» **Task directions**: Word for word, print each line of the listing below; pictures stay out.

##### Recorded data

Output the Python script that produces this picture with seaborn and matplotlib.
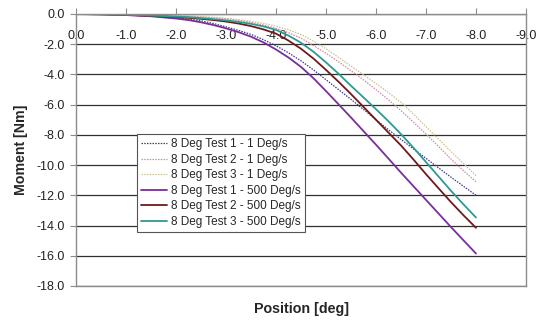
import numpy as np
import pandas as pd
import matplotlib
matplotlib.use("Agg")
import matplotlib.pyplot as plt
import seaborn as sns

# Position in degrees
position = [0.0, -0.5, -1.0, -1.5, -2.0, -2.25, -2.5, -2.75, -3.0, -3.25,
            -3.5, -3.75, -4.0, -4.25, -4.5, -4.75, -5.0, -5.25, -5.5, -5.75,
            -6.0, -6.25, -6.5, -6.75, -7.0, -7.25, -7.5, -7.75, -8.0]

# Moment [Nm], slow tests (1 Deg/s)
slow_test1 = [0.0, -0.02, -0.06, -0.14, -0.25, -0.34, -0.45, -0.63, -0.85,
              -1.08, -1.35, -1.7, -2.1, -2.57, -3.1, -3.7, -4.35, -5.0, -5.65,
              -6.32, -7.0, -7.66, -8.3, -8.93, -9.55, -10.18, -10.8, -11.4,
              -12.0]
slow_test2 = [0.0, -0.01, -0.04, -0.07, -0.12, -0.15, -0.2, -0.25, -0.32,
              -0.42, -0.55, -0.73, -0.95, -1.24, -1.6, -2.08, -2.6, -3.16,
              -3.75, -4.36, -5.0, -5.68, -6.4, -7.16, -7.95, -8.76, -9.6,
              -10.37, -11.1]
slow_test3 = [0.0, -0.01, -0.03, -0.06, -0.1, -0.13, -0.17, -0.22, -0.28,
              -0.37, -0.48, -0.62, -0.8, -1.05, -1.35, -1.8, -2.3, -2.87,
              -3.45, -4.02, -4.6, -5.2, -5.85, -6.62, -7.45, -8.27, -9.1,
              -9.9, -10.7]

# Moment [Nm], fast tests (500 Deg/s)
fast_test1 = [0.0, -0.02, -0.07, -0.15, -0.3, -0.4, -0.55, -0.73, -0.95,
              -1.2, -1.5, -1.88, -2.35, -2.88, -3.5, -4.25, -5.1, -5.97,
              -6.85, -7.75, -8.65, -9.57, -10.5, -11.4, -12.3, -13.2, -14.1,
              -14.98, -15.85]
fast_test2 = [0.0, -0.02, -0.06, -0.12, -0.2, -0.25, -0.32, -0.4, -0.5,
              -0.63, -0.8, -1.02, -1.3, -1.76, -2.3, -2.95, -3.7, -4.48,
              -5.3, -6.15, -7.0, -7.85, -8.7, -9.63, -10.6, -11.53, -12.45,
              -13.32, -14.15]
fast_test3 = [0.0, -0.02, -0.05, -0.1, -0.17, -0.21, -0.27, -0.34, -0.42,
              -0.52, -0.65, -0.82, -1.05, -1.43, -1.9, -2.5, -3.2, -3.95,
              -4.75, -5.52, -6.3, -7.1, -7.95, -8.85, -9.8, -10.75, -11.7,
              -12.6, -13.47]

series_names = ["8 Deg Test 1 - 1 Deg/s", "8 Deg Test 2 - 1 Deg/s",
                "8 Deg Test 3 - 1 Deg/s", "8 Deg Test 1 - 500 Deg/s",
                "8 Deg Test 2 - 500 Deg/s", "8 Deg Test 3 - 500 Deg/s"]
series_values = [slow_test1, slow_test2, slow_test3,
                 fast_test1, fast_test2, fast_test3]

y_ticks = [0.0, -2.0, -4.0, -6.0, -8.0, -10.0, -12.0, -14.0, -16.0, -18.0]
x_ticks = [0.0, -1.0, -2.0, -3.0, -4.0, -5.0, -6.0, -7.0, -8.0, -9.0]

colors = ["#3a3a8c", "#d08aa8", "#c8c290", "#7a2e9a", "#6e1a1a", "#2e9a90"]
dash_styles = [(1.2, 1.0), (1.2, 1.0), (1.2, 1.0), "", "", ""]
widths = [0.9, 0.9, 0.9, 1.3, 1.3, 1.3]

frames = []
for name, vals in zip(series_names, series_values):
    frames.append(pd.DataFrame({"Position": position, "Moment": vals,
                                "Series": name}))
data = pd.concat(frames, ignore_index=True)

sns.set_style("white")
plt.rcParams["font.family"] = ["Liberation Sans", "DejaVu Sans"]

fig = plt.figure(figsize=(5.4, 3.21), dpi=100)
ax = fig.add_axes([76 / 540, 1 - 286 / 321, 450 / 540, 272 / 321])

sns.lineplot(data=data, x="Position", y="Moment", hue="Series",
             style="Series", hue_order=series_names, style_order=series_names,
             palette=dict(zip(series_names, colors)),
             dashes=dict(zip(series_names, dash_styles)),
             ax=ax, legend=True)
for line, lw in zip(ax.lines, widths):
    line.set_linewidth(lw)

ax.set_xlim(0, -9)
ax.set_ylim(-18, 0)
ax.set_xticks(x_ticks)
ax.set_xticklabels([f"{v:.1f}" for v in x_ticks])
ax.set_yticks(y_ticks)
ax.set_yticklabels([f"{v:.1f}" for v in y_ticks])

# horizontal gridlines only
ax.yaxis.grid(True, color="#303030", linewidth=0.9)
ax.xaxis.grid(False)
ax.set_axisbelow(True)

for side in ["left", "right", "bottom", "top"]:
    ax.spines[side].set_visible(True)
    ax.spines[side].set_color("#8c8c8c")
    ax.spines[side].set_linewidth(1.0)

# x axis sits on the zero line, labels hang below it inside the plot
ax.tick_params(axis="x", top=True, bottom=False, labeltop=True,
               labelbottom=False, direction="out", length=4, width=0.8,
               color="#8c8c8c", pad=-24, labelsize=9, labelcolor="#222222")
ax.tick_params(axis="y", left=True, direction="out", length=4, width=0.8,
               color="#8c8c8c", pad=4, labelsize=9, labelcolor="#222222")

ax.set_xlabel("")
ax.set_ylabel("")
fig.text(301 / 540, 1 - 309 / 321, "Position [deg]", ha="center",
         va="center", fontsize=10.3, fontweight="bold")
fig.text(21 / 540, 1 - 150 / 321, "Moment [Nm]", ha="center", va="center",
         rotation=90, fontsize=10.2, fontweight="bold")

handles, labels = ax.get_legend_handles_labels()
for h, lw in zip(handles, widths):
    h.set_linewidth(lw)
leg = ax.legend(handles, labels, loc="lower left",
                bbox_to_anchor=(0.1356, 0.1985), borderaxespad=0,
                fontsize=8.5, frameon=True, fancybox=False, framealpha=1,
                edgecolor="#555555", handlelength=2.2, handletextpad=0.3,
                labelspacing=0.3, borderpad=0.35)
leg.get_frame().set_linewidth(0.8)

fig.savefig("out.png", dpi=100)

##########

» **Expected answer**:
Output the Python script that produces this picture with seaborn and matplotlib.
import numpy as np
import pandas as pd
import matplotlib
matplotlib.use("Agg")
import matplotlib.pyplot as plt
import seaborn as sns

# Position in degrees
position = [0.0, -0.5, -1.0, -1.5, -2.0, -2.25, -2.5, -2.75, -3.0, -3.25,
            -3.5, -3.75, -4.0, -4.25, -4.5, -4.75, -5.0, -5.25, -5.5, -5.75,
            -6.0, -6.25, -6.5, -6.75, -7.0, -7.25, -7.5, -7.75, -8.0]

# Moment [Nm], slow tests (1 Deg/s)
slow_test1 = [0.0, -0.02, -0.06, -0.14, -0.25, -0.34, -0.45, -0.63, -0.85,
              -1.08, -1.35, -1.7, -2.1, -2.57, -3.1, -3.7, -4.35, -5.0, -5.65,
              -6.32, -7.0, -7.66, -8.3, -8.93, -9.55, -10.18, -10.8, -11.4,
              -12.0]
slow_test2 = [0.0, -0.01, -0.04, -0.07, -0.12, -0.15, -0.2, -0.25, -0.32,
              -0.42, -0.55, -0.73, -0.95, -1.24, -1.6, -2.08, -2.6, -3.16,
              -3.75, -4.36, -5.0, -5.68, -6.4, -7.16, -7.95, -8.76, -9.6,
              -10.37, -11.1]
slow_test3 = [0.0, -0.01, -0.03, -0.06, -0.1, -0.13, -0.17, -0.22, -0.28,
              -0.37, -0.48, -0.62, -0.8, -1.05, -1.35, -1.8, -2.3, -2.87,
              -3.45, -4.02, -4.6, -5.2, -5.85, -6.62, -7.45, -8.27, -9.1,
              -9.9, -10.7]

# Moment [Nm], fast tests (500 Deg/s)
fast_test1 = [0.0, -0.02, -0.07, -0.15, -0.3, -0.4, -0.55, -0.73, -0.95,
              -1.2, -1.5, -1.88, -2.35, -2.88, -3.5, -4.25, -5.1, -5.97,
              -6.85, -7.75, -8.65, -9.57, -10.5, -11.4, -12.3, -13.2, -14.1,
              -14.98, -15.85]
fast_test2 = [0.0, -0.02, -0.06, -0.12, -0.2, -0.25, -0.32, -0.4, -0.5,
              -0.63, -0.8, -1.02, -1.3, -1.76, -2.3, -2.95, -3.7, -4.48,
              -5.3, -6.15, -7.0, -7.85, -8.7, -9.63, -10.6, -11.53, -12.45,
              -13.32, -14.15]
fast_test3 = [0.0, -0.02, -0.05, -0.1, -0.17, -0.21, -0.27, -0.34, -0.42,
              -0.52, -0.65, -0.82, -1.05, -1.43, -1.9, -2.5, -3.2, -3.95,
              -4.75, -5.52, -6.3, -7.1, -7.95, -8.85, -9.8, -10.75, -11.7,
              -12.6, -13.47]

series_names = ["8 Deg Test 1 - 1 Deg/s", "8 Deg Test 2 - 1 Deg/s",
                "8 Deg Test 3 - 1 Deg/s", "8 Deg Test 1 - 500 Deg/s",
                "8 Deg Test 2 - 500 Deg/s", "8 Deg Test 3 - 500 Deg/s"]
series_values = [slow_test1, slow_test2, slow_test3,
                 fast_test1, fast_test2, fast_test3]

y_ticks = [0.0, -2.0, -4.0, -6.0, -8.0, -10.0, -12.0, -14.0, -16.0, -18.0]
x_ticks = [0.0, -1.0, -2.0, -3.0, -4.0, -5.0, -6.0, -7.0, -8.0, -9.0]

colors = ["#3a3a8c", "#d08aa8", "#c8c290", "#7a2e9a", "#6e1a1a", "#2e9a90"]
dash_styles = [(1.2, 1.0), (1.2, 1.0), (1.2, 1.0), "", "", ""]
widths = [0.9, 0.9, 0.9, 1.3, 1.3, 1.3]

frames = []
for name, vals in zip(series_names, series_values):
    frames.append(pd.DataFrame({"Position": position, "Moment": vals,
                                "Series": name}))
data = pd.concat(frames, ignore_index=True)

sns.set_style("white")
plt.rcParams["font.family"] = ["Liberation Sans", "DejaVu Sans"]

fig = plt.figure(figsize=(5.4, 3.21), dpi=100)
ax = fig.add_axes([76 / 540, 1 - 286 / 321, 450 / 540, 272 / 321])

sns.lineplot(data=data, x="Position", y="Moment", hue="Series",
             style="Series", hue_order=series_names, style_order=series_names,
             palette=dict(zip(series_names, colors)),
             dashes=dict(zip(series_names, dash_styles)),
             ax=ax, legend=True)
for line, lw in zip(ax.lines, widths):
    line.set_linewidth(lw)

ax.set_xlim(0, -9)
ax.set_ylim(-18, 0)
ax.set_xticks(x_ticks)
ax.set_xticklabels([f"{v:.1f}" for v in x_ticks])
ax.set_yticks(y_ticks)
ax.set_yticklabels([f"{v:.1f}" for v in y_ticks])

# horizontal gridlines only
ax.yaxis.grid(True, color="#303030", linewidth=0.9)
ax.xaxis.grid(False)
ax.set_axisbelow(True)

for side in ["left", "right", "bottom", "top"]:
    ax.spines[side].set_visible(True)
    ax.spines[side].set_color("#8c8c8c")
    ax.spines[side].set_linewidth(1.0)

# x axis sits on the zero line, labels hang below it inside the plot
ax.tick_params(axis="x", top=True, bottom=False, labeltop=True,
               labelbottom=False, direction="out", length=4, width=0.8,
               color="#8c8c8c", pad=-24, labelsize=9, labelcolor="#222222")
ax.tick_params(axis="y", left=True, direction="out", length=4, width=0.8,
               color="#8c8c8c", pad=4, labelsize=9, labelcolor="#222222")

ax.set_xlabel("")
ax.set_ylabel("")
fig.text(301 / 540, 1 - 309 / 321, "Position [deg]", ha="center",
         va="center", fontsize=10.3, fontweight="bold")
fig.text(21 / 540, 1 - 150 / 321, "Moment [Nm]", ha="center", va="center",
         rotation=90, fontsize=10.2, fontweight="bold")

handles, labels = ax.get_legend_handles_labels()
for h, lw in zip(handles, widths):
    h.set_linewidth(lw)
leg = ax.legend(handles, labels, loc="lower left",
                bbox_to_anchor=(0.1356, 0.1985), borderaxespad=0,
                fontsize=8.5, frameon=True, fancybox=False, framealpha=1,
                edgecolor="#555555", handlelength=2.2, handletextpad=0.3,
                labelspacing=0.3, borderpad=0.35)
leg.get_frame().set_linewidth(0.8)

fig.savefig("out.png", dpi=100)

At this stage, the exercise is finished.